WHAT THE TASK ASKS - Beginning at the first line of the data, print each line exactly, stopping after the line that contains "ax.plot(xs, ys, color=grid_c, lw=1.5, zorder=z".

** START SUPPLIED DATA **

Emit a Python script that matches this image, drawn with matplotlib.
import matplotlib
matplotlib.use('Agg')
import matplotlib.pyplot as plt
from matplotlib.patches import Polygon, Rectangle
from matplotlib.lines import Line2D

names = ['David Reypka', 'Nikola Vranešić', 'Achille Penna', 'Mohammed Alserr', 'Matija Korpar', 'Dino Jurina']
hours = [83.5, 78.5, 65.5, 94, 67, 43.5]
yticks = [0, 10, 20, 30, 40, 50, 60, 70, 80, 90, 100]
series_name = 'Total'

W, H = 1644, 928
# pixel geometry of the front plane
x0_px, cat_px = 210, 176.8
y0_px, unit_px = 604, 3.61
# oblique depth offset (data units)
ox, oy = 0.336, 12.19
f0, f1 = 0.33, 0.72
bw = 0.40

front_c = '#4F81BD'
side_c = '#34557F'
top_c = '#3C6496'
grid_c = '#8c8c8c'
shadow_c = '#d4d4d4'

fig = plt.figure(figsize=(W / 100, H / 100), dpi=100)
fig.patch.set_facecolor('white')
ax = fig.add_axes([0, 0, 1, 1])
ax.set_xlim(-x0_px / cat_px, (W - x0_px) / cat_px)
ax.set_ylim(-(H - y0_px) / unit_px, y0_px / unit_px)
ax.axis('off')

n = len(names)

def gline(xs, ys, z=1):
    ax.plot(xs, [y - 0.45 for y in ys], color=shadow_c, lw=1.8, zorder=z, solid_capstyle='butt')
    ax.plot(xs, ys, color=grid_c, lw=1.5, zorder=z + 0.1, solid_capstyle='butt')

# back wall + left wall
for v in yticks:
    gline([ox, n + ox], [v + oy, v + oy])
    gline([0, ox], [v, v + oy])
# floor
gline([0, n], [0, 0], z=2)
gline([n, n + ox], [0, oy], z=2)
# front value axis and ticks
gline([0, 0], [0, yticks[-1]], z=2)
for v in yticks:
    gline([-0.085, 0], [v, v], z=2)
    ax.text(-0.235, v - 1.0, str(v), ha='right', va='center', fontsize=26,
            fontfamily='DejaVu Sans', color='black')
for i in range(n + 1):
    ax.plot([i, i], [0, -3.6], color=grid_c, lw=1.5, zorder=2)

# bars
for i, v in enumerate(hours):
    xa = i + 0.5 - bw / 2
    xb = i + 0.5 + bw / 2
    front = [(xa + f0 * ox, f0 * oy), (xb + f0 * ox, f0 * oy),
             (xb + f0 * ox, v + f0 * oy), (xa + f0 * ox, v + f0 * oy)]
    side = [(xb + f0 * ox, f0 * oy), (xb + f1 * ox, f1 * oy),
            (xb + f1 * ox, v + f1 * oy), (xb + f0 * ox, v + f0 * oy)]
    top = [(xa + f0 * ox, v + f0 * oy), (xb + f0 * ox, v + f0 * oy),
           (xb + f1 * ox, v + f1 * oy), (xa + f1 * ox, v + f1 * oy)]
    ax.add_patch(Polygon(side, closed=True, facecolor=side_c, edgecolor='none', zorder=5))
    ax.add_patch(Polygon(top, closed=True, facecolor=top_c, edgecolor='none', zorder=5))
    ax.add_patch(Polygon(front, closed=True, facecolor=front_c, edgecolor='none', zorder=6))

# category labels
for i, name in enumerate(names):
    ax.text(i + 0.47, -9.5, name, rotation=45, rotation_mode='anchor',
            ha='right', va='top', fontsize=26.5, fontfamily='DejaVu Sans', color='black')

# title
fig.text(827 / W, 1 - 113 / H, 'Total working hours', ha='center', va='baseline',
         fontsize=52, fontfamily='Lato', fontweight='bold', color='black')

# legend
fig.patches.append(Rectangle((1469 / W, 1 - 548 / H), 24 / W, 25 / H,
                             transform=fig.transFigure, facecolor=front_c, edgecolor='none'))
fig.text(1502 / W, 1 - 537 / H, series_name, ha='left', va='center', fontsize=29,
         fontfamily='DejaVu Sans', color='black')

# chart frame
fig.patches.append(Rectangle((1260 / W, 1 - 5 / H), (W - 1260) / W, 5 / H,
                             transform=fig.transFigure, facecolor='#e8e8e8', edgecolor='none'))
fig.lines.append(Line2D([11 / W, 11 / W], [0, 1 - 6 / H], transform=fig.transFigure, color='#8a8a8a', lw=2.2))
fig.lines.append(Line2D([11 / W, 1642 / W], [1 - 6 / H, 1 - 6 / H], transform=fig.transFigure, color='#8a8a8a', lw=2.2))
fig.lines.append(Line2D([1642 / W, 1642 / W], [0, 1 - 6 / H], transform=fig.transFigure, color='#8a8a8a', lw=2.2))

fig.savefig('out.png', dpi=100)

** END SUPPLIED DATA **

TASK RESULT -
Emit a Python script that matches this image, drawn with matplotlib.
import matplotlib
matplotlib.use('Agg')
import matplotlib.pyplot as plt
from matplotlib.patches import Polygon, Rectangle
from matplotlib.lines import Line2D

names = ['David Reypka', 'Nikola Vranešić', 'Achille Penna', 'Mohammed Alserr', 'Matija Korpar', 'Dino Jurina']
hours = [83.5, 78.5, 65.5, 94, 67, 43.5]
yticks = [0, 10, 20, 30, 40, 50, 60, 70, 80, 90, 100]
series_name = 'Total'

W, H = 1644, 928
# pixel geometry of the front plane
x0_px, cat_px = 210, 176.8
y0_px, unit_px = 604, 3.61
# oblique depth offset (data units)
ox, oy = 0.336, 12.19
f0, f1 = 0.33, 0.72
bw = 0.40

front_c = '#4F81BD'
side_c = '#34557F'
top_c = '#3C6496'
grid_c = '#8c8c8c'
shadow_c = '#d4d4d4'

fig = plt.figure(figsize=(W / 100, H / 100), dpi=100)
fig.patch.set_facecolor('white')
ax = fig.add_axes([0, 0, 1, 1])
ax.set_xlim(-x0_px / cat_px, (W - x0_px) / cat_px)
ax.set_ylim(-(H - y0_px) / unit_px, y0_px / unit_px)
ax.axis('off')

n = len(names)

def gline(xs, ys, z=1):
    ax.plot(xs, [y - 0.45 for y in ys], color=shadow_c, lw=1.8, zorder=z, solid_capstyle='butt')
    ax.plot(xs, ys, color=grid_c, lw=1.5, zorder=z + 0.1, solid_capstyle='butt')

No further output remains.